Here’s the thing. There are so many recommendations out there for what you should read based on your favorite Shakespeare play. And since Shakespeare is one of the most well-known playwrights, as well as being credited with the invention of over 1,700 words, it makes total sense! In fact, we just put out a blog post about some fantastic Shakespeare adaptations that you should check out. But what if none of those recommendations hit home for you? Maybe you need a break from Shakespeare’s tropes and are looking for something that’s the complete opposite. Maybe, just maybe…you don’t actually have a favorite play (gasp!).

So, what about your least favorite? What about the play that makes you roll your eyes? What about the play that you read once and then decided to never read again? The play that you just don’t get the hype about? Maybe you were forced to read Shakespeare in school all the years ago, or you have a problem with Willy Shakes himself. Or, maybe you actually-sorta-kinda like Shakespeare and just can’t resist some light hearted teasing.  No matter where your feelings come from, I’ve got you covered. Here are recommendations based on your least favorite play.*

*If you don’t have strong feelings in either direction, I give you permission to select a least favorite at random. You’re welcome.


What you should read if you hated...

Julius Cesar:
We’re gonna start this list off easy, folks. If you didn’t like this play, you’re probably just not vibing with the Roman murder fest. And what’s the exact opposite of this male-dominated Roman play? That’s right, an epic story of a Greek woman striving for agency. Ariadne by Jennifer Saint is an intense Greek re-telling that centers women amid tragedy. 


Romeo and Juliet:
For some people, this is the first (and last) thing by Shakespeare they read.Usually the dislike for Romeo and Juliet comes from the sheer speed in which our two kiddos fall in love and Friar Lawrence's horrible communication skills, but I wouldn’t be surprised if you’re tired of forbidden romance. Sure, forbidden romances may be endearing, but it didn’t end well for our lovebirds. So, don’t worry! There’s no miscommunication trope or forbidden love in this romance–in fact, it’s not even a romance!
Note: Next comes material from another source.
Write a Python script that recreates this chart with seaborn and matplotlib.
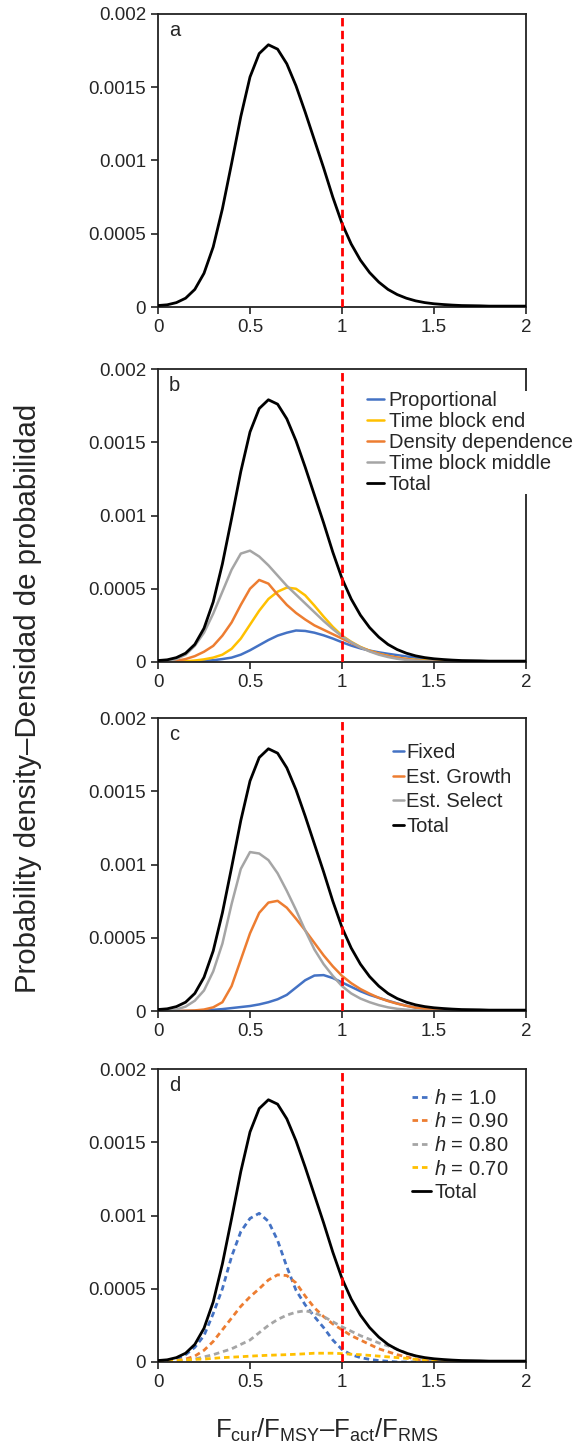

Hurricane Girl by Marcy Dermansky is a comedy that bridges the horrific and the sensational–the exact opposite of Romeo and Juliet. 


King Lear:
I know this play is a tragedy, but let’s be honest–it’s more like three tragedies stacked on top of each other wearing a trench coat. If this is your least favorite, you’re probably tired of all the tragic deaths and are in desperate need of a happy ending. And you know what? After reading something as sad as King Lear, I think you deserve one. Dial A For Aunties by Jesse Q. Sutanto is hilarious, family focused, and the perfect antithesis of King Lear. (Is there a murder? Yes, but it was an accident so it doesn’t count.)


It’s the theatrics, isn’t it? You know, if the literal ghost was the most dramatic thing in the play, then maybe you would’ve liked it. But the play within the play, Hammie’s inability to create a straight-forward strategy, and the way he uses Ophelia…our Prince of Denmark is tragically gorgeous, absolutely, but definitely not for everyone. In Manifesto, Bernardine Evaristo keeps the theatrics to a minimum and humor to the max,  providing an unconventional memoir with an enlightening perspective.  
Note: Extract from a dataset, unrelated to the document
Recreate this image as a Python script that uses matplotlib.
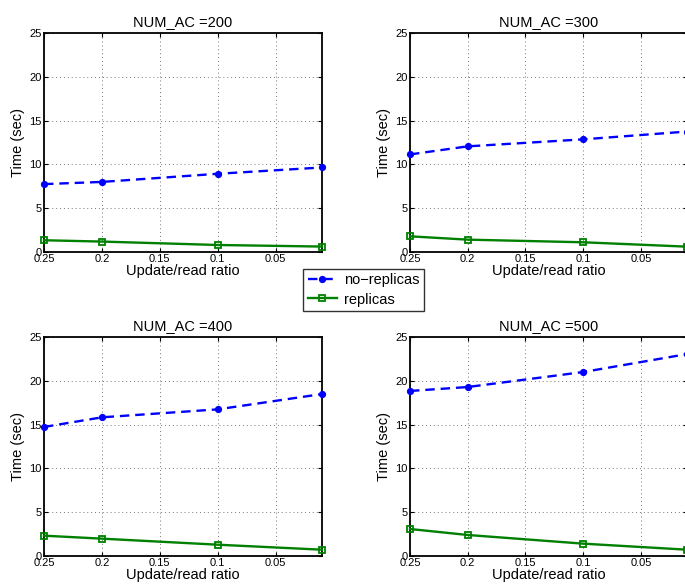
import matplotlib
matplotlib.use("Agg")
import matplotlib.pyplot as plt
from matplotlib.lines import Line2D

plt.rcParams['font.family'] = ['Liberation Sans', 'DejaVu Sans']

# Update/read ratio at which each run was measured
ratios = [0.25, 0.2, 0.1, 0.01]
x_ticks = [0.25, 0.2, 0.15, 0.1, 0.05]
x_tick_labels = ['0.25', '0.2', '0.15', '0.1', '0.05']
y_ticks = [0, 5, 10, 15, 20, 25]

num_ac = [200, 300, 400, 500]

# Execution time (sec) for each NUM_AC setting
no_replicas_200 = [7.75, 8.0, 8.93, 9.65]
no_replicas_300 = [11.14, 12.06, 12.86, 13.75]
no_replicas_400 = [14.73, 15.83, 16.74, 18.49]
no_replicas_500 = [18.84, 19.29, 21.0, 23.05]

replicas_200 = [1.34, 1.19, 0.8, 0.62]
replicas_300 = [1.79, 1.41, 1.11, 0.61]
replicas_400 = [2.32, 1.98, 1.29, 0.72]
replicas_500 = [3.08, 2.40, 1.41, 0.72]

no_replicas = [no_replicas_200, no_replicas_300, no_replicas_400, no_replicas_500]
replicas = [replicas_200, replicas_300, replicas_400, replicas_500]

W, H = 685, 587
fig = plt.figure(figsize=(W / 100, H / 100), dpi=100)

# panel boxes in pixels: left, top, right, bottom
boxes = [(44, 33, 322, 252), (410, 33, 687, 252),
         (44, 337, 322, 556), (410, 337, 687, 556)]

blue = (0, 0, 1)
green = (0, 0.5, 0)
dash = (0, (4, 2.5))

for i, (l, t, r, b) in enumerate(boxes):
    ax = fig.add_axes([l / W, 1 - b / H, (r - l) / W, (b - t) / H])
    ax.plot(ratios, no_replicas[i], color=blue, ls=dash, lw=1.7, marker='o',
            ms=4.2, mfc=blue, mec=blue, clip_on=False, zorder=3)
    ax.plot(ratios, replicas[i], '-', color=green, lw=1.7, marker='s',
            ms=4, mfc='none', mec=green, mew=1.3, clip_on=False, zorder=3)
    ax.set_xlim(0.25, 0.01)
    ax.set_ylim(0, 25)
    ax.set_xticks(x_ticks)
    ax.set_xticklabels(x_tick_labels)
    ax.set_yticks(y_ticks)
    ax.tick_params(direction='in', top=True, right=True, labelsize=8,
                   length=3, width=0.8, pad=1.5)
    ax.grid(True, linestyle=(0, (1, 3)), color='#777777', lw=0.7)
    for s in ax.spines.values():
        s.set_linewidth(1.3)
    ax.set_title(f'NUM_AC ={num_ac[i]}', fontsize=10.5, pad=5)
    ax.set_xlabel('Update/read ratio', fontsize=10.5, labelpad=0)
    ax.set_ylabel('Time (sec)', fontsize=10.5, labelpad=3)

handles = [
    Line2D([], [], ls=dash, color=blue, lw=1.7, marker='o', ms=4.2, mfc=blue, mec=blue),
    Line2D([], [], ls='-', color=green, lw=1.7, marker='s', ms=4, mfc='none', mec=green, mew=1.3),
]
leg = fig.legend(handles, ['no\u2212replicas', 'replicas'],
                 loc='center', bbox_to_anchor=(363.5 / W, 1 - 290 / H),
                 fontsize=10.5, frameon=True, fancybox=False, edgecolor='black',
                 handlelength=2.0, handletextpad=0.5, borderpad=0.3,
                 labelspacing=0.35, borderaxespad=0)
leg.get_frame().set_linewidth(1.0)

fig.savefig('out.png', dpi=100)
Some people (namely Alfred Lord Tennyson) say that it’s better to have loved and lost than to have never loved at all…but if this is your least favorite play, then you (and Othello) probably don’t agree. Iago ripped out our hearts before Othello and his lovely Desdemona could make things right, which means a second-chance romance will be right up your alley. The antidote to your woes is Funny You Should Ask by Elissa Sussman, where journalist Chani gets the opportunity for a happy ending after 10 years of waiting. 


The Tempest: 
Alright, Prospero is a powerful sorcerer and itching for revenge, so this play can be a bit surreal. If this is your least favorite, you might have a general distaste for the magical. Or, maybe you sympathize with Miranda and don’t like the idea of being stranded on a remote island with your dad. And that’s okay! Both reasons are totally valid. So, just to cover my bases, this recommendation is research-focused and is definitely not about father-child relationships. In the Company of Crows and Ravens by John Maslove explores the interactions between crows and people and how those connections influence our culture. 


Taming of the Shrew: 
Listen. I love Heath Ledger as much as the next person. I can’t deny that 10 Things I Hate About You holds a special place in my heart. But the swoon-worth movie adaptation does not compensate for the mistreatment of Katherina in the source material! I don’t blame you if you dislike a comedy about a woman being mistreated in an unwanted marriage, so you must trust me when I say The Roommate by Rosie Danan should be your next read. This steamy romance is all about prioritizing women and finding the courage to speak out about what you believe in. 


Midsummer Night’s Dream:
Fairies and donkey heads may be entertaining to some, but it’s just not your speed. I get it, I really do. The immaturity of it all can be overwhelming, even if it did result in a pretty happy ending. I think we can agree that you’re looking for something more grounded, something that really makes you think critically. You can find solace in The Colors of Nature: Identity, and the Natural World edited by Alison Hawthorne Deming, which explores the relationship between culture and place.


Twelfth Night:
Once again, a cool movie adaptation has a fierce grip on my heart (or maybe it’s just Amanda Bynes). But even I can admit that the secrets in The Twelfth Night become exhausting. If this is your least favorite, it’s probably because you crave transparency (and rightly so!). My recommendation for you is an ultra-confessional memoir that leaves no rock unturned. Girlhood by Melissa Febos uses investigative reporting and scholarship to confront and move beyond girlhood.